8. Dio – Holy Diver (1983)

Probably the first American heavy metal record worth listening to.

9. Metallica – Master of Puppets (1986)

Master of Puppets is widely considered THE masterpiece of thrash metal, known for its intricate songwriting and technical prowess.

10. Slayer – Reign in Blood (1986)

In my opinion, Reign in Blood markes the end of the original “heavy metal era.”

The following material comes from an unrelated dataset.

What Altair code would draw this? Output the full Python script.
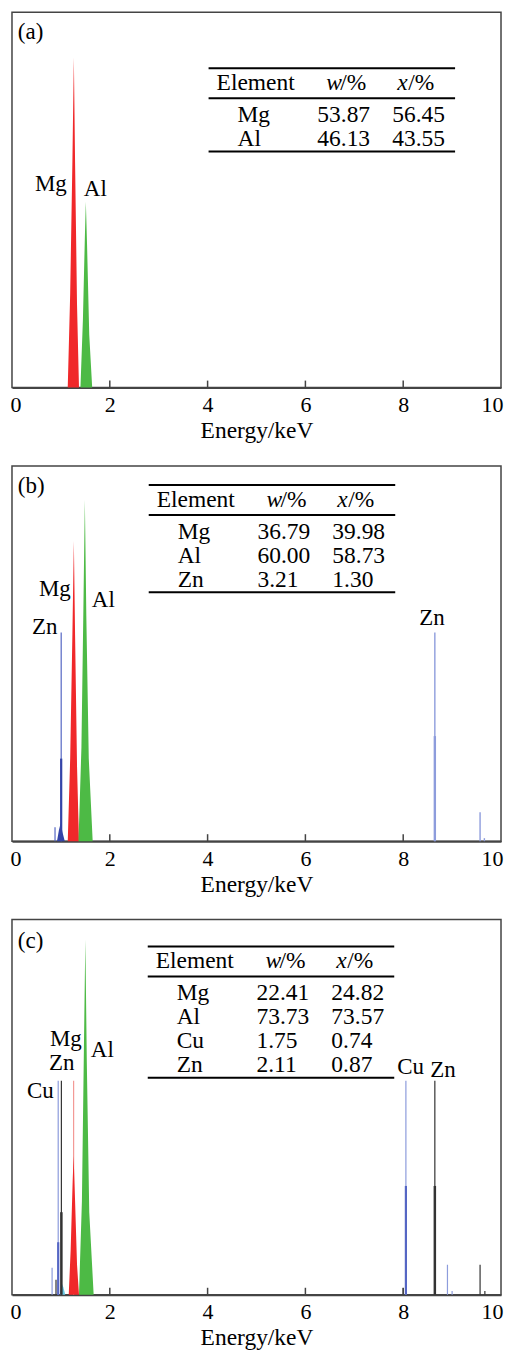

Today, metal is both more extreme and more inclusive than ever. You’ve got bands pushing technicality to insane levels (Gojira, Animals as Leaders, Meshuggah) and others leaning into simplicity (Deafheaven, Loathe, Zeal & Ardor). There’s progressive metal, doom, post-metal, metalcore, folk metal, drone, and hybrids forever. Code Orange blends industrial rage with hardcore chaos. Spiritbox brings melody and atmosphere to djent-heavy riffs.


Horror punk

Origin:1950s rockabilly, punk, metal, and cheesy horror films
Peak popularity 1979–present?
Defining artists:The Misfits, Samhain, AFI
Must-hear songs:“Astro Zombies” or “Die, Die My Darling” by the Misfits

The cheesy, over-the-top theatrics of horror punk are descended from artists such as Screamin’ Jay Hawkins, Screaming Lord Sutch, Alice Cooper, and Black Sabbath. Ozzy Osbourne’s solo career was based on the same campy themes. The Cramps and the Damned were early adopters of the horror aesthetic; however, their music veered in a different direction toward gothabilly and psychobilly.

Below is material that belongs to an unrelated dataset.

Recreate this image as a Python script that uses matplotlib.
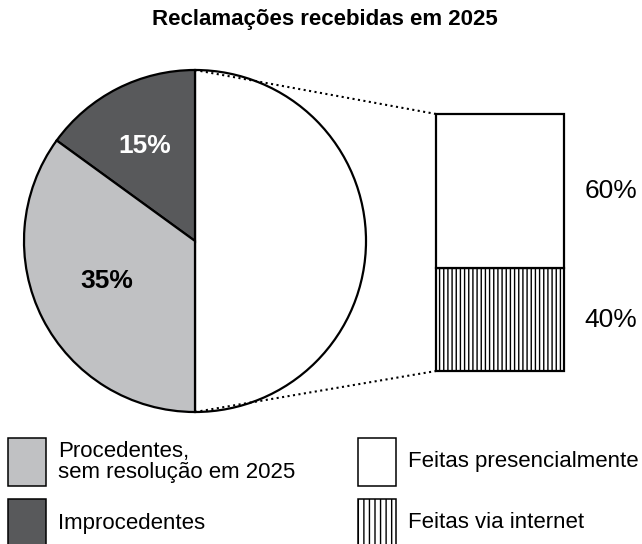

The Misfits were the first band to marry 1950s rock and roll with B-movie bloodshed. Punk rock in a haunted house, essentially. They dressed like grave robbers and wrote songs about werewolves and Martians with the same energy other punks used to rage against the system. It’s all about monsters, gore, and campy violence, with a snarling punk attitude. Think doo-wop melodies soaked in fake blood, with power chords and ghoulish imagery that rides the line between fun and creepy.

Later bands like Samhain, AFI (early era), and Calabrese represent this shoutable, grimy, and theatrical genre.


Hyperpop

Origin:Late 2010s electronic music
Peak popularity 2017–present
Defining artists:100 gecs, Charli XCX, Dorian Electra, and Rina Sawayama
Exemplary album:Charli XCX, Brat (2024)

Hyperpop might seem like an odd fit in a rock genre list, but hear me out: it’s a wild exaggeration of everything rock music has embraced in different forms over the decades. Think of it as bubblegum pop fed through a distortion pedal. Guitars sometimes show up, but they’re mangled. Everything is turned to 11, then run through auto-tune, pitch shifts, and sonic mayhem.

This hyperactive, glossy, distorted, glitchy, emotional, and often absurd pop music with shades of electronic, trap, and experimental sounds is almost post-genre. It emerged in the late 2010s from internet subcultures, with artists like 100 gecs, Charli XCX, Dorian Electra, and Rina Sawayama (who leans more directly into nu-metal and glam) pushing boundaries.